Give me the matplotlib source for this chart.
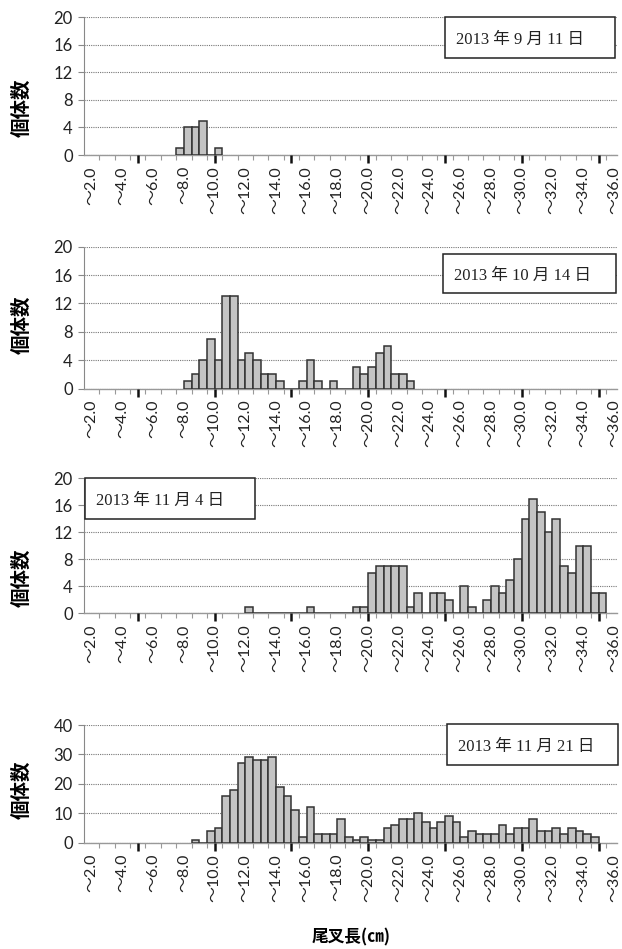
import numpy as np
import matplotlib
matplotlib.use("Agg")
import matplotlib.pyplot as plt
from matplotlib.patches import Rectangle

plt.rcParams["font.family"] = ["Lato", "Noto Sans CJK JP", "DejaVu Sans"]

W, H = 622, 949

# 0.5 cm length classes, named by their upper bound; every 4th class is labelled
label_cm = [2.0, 4.0, 6.0, 8.0, 10.0, 12.0, 14.0, 16.0, 18.0,
            20.0, 22.0, 24.0, 26.0, 28.0, 30.0, 32.0, 34.0, 36.0]
x_labels = ["～" + f"{v:.1f}" for v in label_cm]

dates = ["2013 年 9 月 11 日", "2013 年 10 月 14 日",
         "2013 年 11 月 4 日", "2013 年 11 月 21 日"]

# counts per class, the first value belongs to the class "～<first>"
sep11_first = 8.0
sep11 = [1, 4, 4, 5, 0, 1]

oct14_first = 8.5
oct14 = [1, 2, 4, 7, 4, 13, 13, 4, 5, 4,
         2, 2, 1, 0, 0, 1, 4, 1, 0, 1,
         0, 0, 3, 2, 3, 5, 6, 2, 2, 1]

nov04_first = 12.5
nov04 = [1, 0, 0, 0, 0, 0, 0, 0, 1, 0,
         0, 0, 0, 0, 1, 1, 6, 7, 7, 7,
         7, 1, 3, 0, 3, 3, 2, 0, 4, 1,
         0, 2, 4, 3, 5, 8, 14, 17, 15, 12,
         14, 7, 6, 10, 10, 3, 3]

nov21_first = 9.0
nov21 = [1, 0, 4, 5, 16, 18, 27, 29, 28, 28,
         29, 19, 16, 11, 2, 12, 3, 3, 3, 8,
         2, 1, 2, 1, 1, 5, 6, 8, 8, 10,
         7, 5, 7, 9, 7, 2, 4, 3, 3, 3,
         6, 3, 5, 5, 8, 4, 4, 5, 3, 5,
         4, 3, 2]

y_max = [20, 20, 20, 40]
y_step = [4, 4, 4, 10]

panels = [(sep11_first, sep11), (oct14_first, oct14),
          (nov04_first, nov04), (nov21_first, nov21)]

# layout in pixels of the reference
axes_px = [(17.3, 155), (246.7, 388.5), (478.3, 613.3), (725, 842.7)]
box_px = [(445, 17, 615, 58), (443, 254, 616, 293),
          (85, 478.3, 254.5, 519.3), (447, 724, 618, 765)]
ylab_y = [108, 325, 578, 790]
x0_px, x1_px = 84, 617

fig = plt.figure(figsize=(W / 100, H / 100), dpi=100)

for i, (first, counts) in enumerate(panels):
    top, bottom = axes_px[i]
    ax = fig.add_axes([x0_px / W, 1 - bottom / H, (x1_px - x0_px) / W, (bottom - top) / H])

    upper = first + 0.5 * np.arange(len(counts))
    ax.bar(upper - 0.5, counts, width=0.5, align="edge",
           color="#c4c4c4", edgecolor="#333333", linewidth=1.1, zorder=3)

    ax.set_xlim(1.5, 36.2)
    ax.set_ylim(0, y_max[i])
    ax.set_yticks(np.arange(0, y_max[i] + 1, y_step[i]))
    ax.tick_params(axis="y", length=4.5, width=0.8, color="#888888",
                   pad=3.5, labelsize=12, labelcolor="#222222")

    ax.set_xticks(label_cm)
    ax.set_xticklabels(x_labels, rotation=90, fontsize=11.5, color="#222222")
    ax.tick_params(axis="x", length=0, pad=8)

    # small class ticks and the heavier 5 cm ticks below the axis
    ax.plot(np.arange(2.5, 36, 1.0), np.zeros(34), ls="none", marker=3, ms=3.5,
            mew=0.8, color="#999999", clip_on=False, zorder=4)
    ax.plot(np.arange(5, 36, 5), np.zeros(7), ls="none", marker=3, ms=6,
            mew=1.8, color="#111111", clip_on=False, zorder=4)

    ax.grid(axis="y", color="#777777", linestyle=(0, (1, 1)), linewidth=0.8)
    ax.set_axisbelow(True)
    for s in ["top", "right"]:
        ax.spines[s].set_visible(False)
    ax.spines["left"].set_color("#888888")
    ax.spines["left"].set_linestyle((0, (1, 1)))
    ax.spines["left"].set_linewidth(0.8)
    ax.spines["bottom"].set_color("#999999")
    ax.spines["bottom"].set_linewidth(1.0)

    bx0, by0, bx1, by1 = box_px[i]
    fig.add_artist(Rectangle((bx0 / W, 1 - by1 / H), (bx1 - bx0) / W, (by1 - by0) / H,
                             transform=fig.transFigure, facecolor="white",
                             edgecolor="#222222", linewidth=1.1))
    fig.text((bx0 + 11) / W, 1 - ((by0 + by1) / 2 + 2.5) / H, dates[i],
             ha="left", va="center", fontsize=12, color="#222222",
             family=["Liberation Serif", "Noto Sans CJK JP"])

    fig.text(22 / W, 1 - ylab_y[i] / H, "個体数", rotation=90, ha="center", va="center",
             fontsize=14, fontweight="bold", family=["Noto Sans CJK JP"])

fig.text(351 / W, 1 - 937 / H, "尾叉長(㎝)", ha="center", va="center",
         fontsize=12, fontweight="bold", family=["Noto Sans CJK JP"])

fig.savefig("out.png", dpi=100)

◆ ◆ ◆

Your instructions: Transcribe the whole listing exactly. Pictures stay out of your copy.

Full answer:
Give me the matplotlib source for this chart.
import numpy as np
import matplotlib
matplotlib.use("Agg")
import matplotlib.pyplot as plt
from matplotlib.patches import Rectangle

plt.rcParams["font.family"] = ["Lato", "Noto Sans CJK JP", "DejaVu Sans"]

W, H = 622, 949

# 0.5 cm length classes, named by their upper bound; every 4th class is labelled
label_cm = [2.0, 4.0, 6.0, 8.0, 10.0, 12.0, 14.0, 16.0, 18.0,
            20.0, 22.0, 24.0, 26.0, 28.0, 30.0, 32.0, 34.0, 36.0]
x_labels = ["～" + f"{v:.1f}" for v in label_cm]

dates = ["2013 年 9 月 11 日", "2013 年 10 月 14 日",
         "2013 年 11 月 4 日", "2013 年 11 月 21 日"]

# counts per class, the first value belongs to the class "～<first>"
sep11_first = 8.0
sep11 = [1, 4, 4, 5, 0, 1]

oct14_first = 8.5
oct14 = [1, 2, 4, 7, 4, 13, 13, 4, 5, 4,
         2, 2, 1, 0, 0, 1, 4, 1, 0, 1,
         0, 0, 3, 2, 3, 5, 6, 2, 2, 1]

nov04_first = 12.5
nov04 = [1, 0, 0, 0, 0, 0, 0, 0, 1, 0,
         0, 0, 0, 0, 1, 1, 6, 7, 7, 7,
         7, 1, 3, 0, 3, 3, 2, 0, 4, 1,
         0, 2, 4, 3, 5, 8, 14, 17, 15, 12,
         14, 7, 6, 10, 10, 3, 3]

nov21_first = 9.0
nov21 = [1, 0, 4, 5, 16, 18, 27, 29, 28, 28,
         29, 19, 16, 11, 2, 12, 3, 3, 3, 8,
         2, 1, 2, 1, 1, 5, 6, 8, 8, 10,
         7, 5, 7, 9, 7, 2, 4, 3, 3, 3,
         6, 3, 5, 5, 8, 4, 4, 5, 3, 5,
         4, 3, 2]

y_max = [20, 20, 20, 40]
y_step = [4, 4, 4, 10]

panels = [(sep11_first, sep11), (oct14_first, oct14),
          (nov04_first, nov04), (nov21_first, nov21)]

# layout in pixels of the reference
axes_px = [(17.3, 155), (246.7, 388.5), (478.3, 613.3), (725, 842.7)]
box_px = [(445, 17, 615, 58), (443, 254, 616, 293),
          (85, 478.3, 254.5, 519.3), (447, 724, 618, 765)]
ylab_y = [108, 325, 578, 790]
x0_px, x1_px = 84, 617

fig = plt.figure(figsize=(W / 100, H / 100), dpi=100)

for i, (first, counts) in enumerate(panels):
    top, bottom = axes_px[i]
    ax = fig.add_axes([x0_px / W, 1 - bottom / H, (x1_px - x0_px) / W, (bottom - top) / H])

    upper = first + 0.5 * np.arange(len(counts))
    ax.bar(upper - 0.5, counts, width=0.5, align="edge",
           color="#c4c4c4", edgecolor="#333333", linewidth=1.1, zorder=3)

    ax.set_xlim(1.5, 36.2)
    ax.set_ylim(0, y_max[i])
    ax.set_yticks(np.arange(0, y_max[i] + 1, y_step[i]))
    ax.tick_params(axis="y", length=4.5, width=0.8, color="#888888",
                   pad=3.5, labelsize=12, labelcolor="#222222")

    ax.set_xticks(label_cm)
    ax.set_xticklabels(x_labels, rotation=90, fontsize=11.5, color="#222222")
    ax.tick_params(axis="x", length=0, pad=8)

    # small class ticks and the heavier 5 cm ticks below the axis
    ax.plot(np.arange(2.5, 36, 1.0), np.zeros(34), ls="none", marker=3, ms=3.5,
            mew=0.8, color="#999999", clip_on=False, zorder=4)
    ax.plot(np.arange(5, 36, 5), np.zeros(7), ls="none", marker=3, ms=6,
            mew=1.8, color="#111111", clip_on=False, zorder=4)

    ax.grid(axis="y", color="#777777", linestyle=(0, (1, 1)), linewidth=0.8)
    ax.set_axisbelow(True)
    for s in ["top", "right"]:
        ax.spines[s].set_visible(False)
    ax.spines["left"].set_color("#888888")
    ax.spines["left"].set_linestyle((0, (1, 1)))
    ax.spines["left"].set_linewidth(0.8)
    ax.spines["bottom"].set_color("#999999")
    ax.spines["bottom"].set_linewidth(1.0)

    bx0, by0, bx1, by1 = box_px[i]
    fig.add_artist(Rectangle((bx0 / W, 1 - by1 / H), (bx1 - bx0) / W, (by1 - by0) / H,
                             transform=fig.transFigure, facecolor="white",
                             edgecolor="#222222", linewidth=1.1))
    fig.text((bx0 + 11) / W, 1 - ((by0 + by1) / 2 + 2.5) / H, dates[i],
             ha="left", va="center", fontsize=12, color="#222222",
             family=["Liberation Serif", "Noto Sans CJK JP"])

    fig.text(22 / W, 1 - ylab_y[i] / H, "個体数", rotation=90, ha="center", va="center",
             fontsize=14, fontweight="bold", family=["Noto Sans CJK JP"])

fig.text(351 / W, 1 - 937 / H, "尾叉長(㎝)", ha="center", va="center",
         fontsize=12, fontweight="bold", family=["Noto Sans CJK JP"])

fig.savefig("out.png", dpi=100)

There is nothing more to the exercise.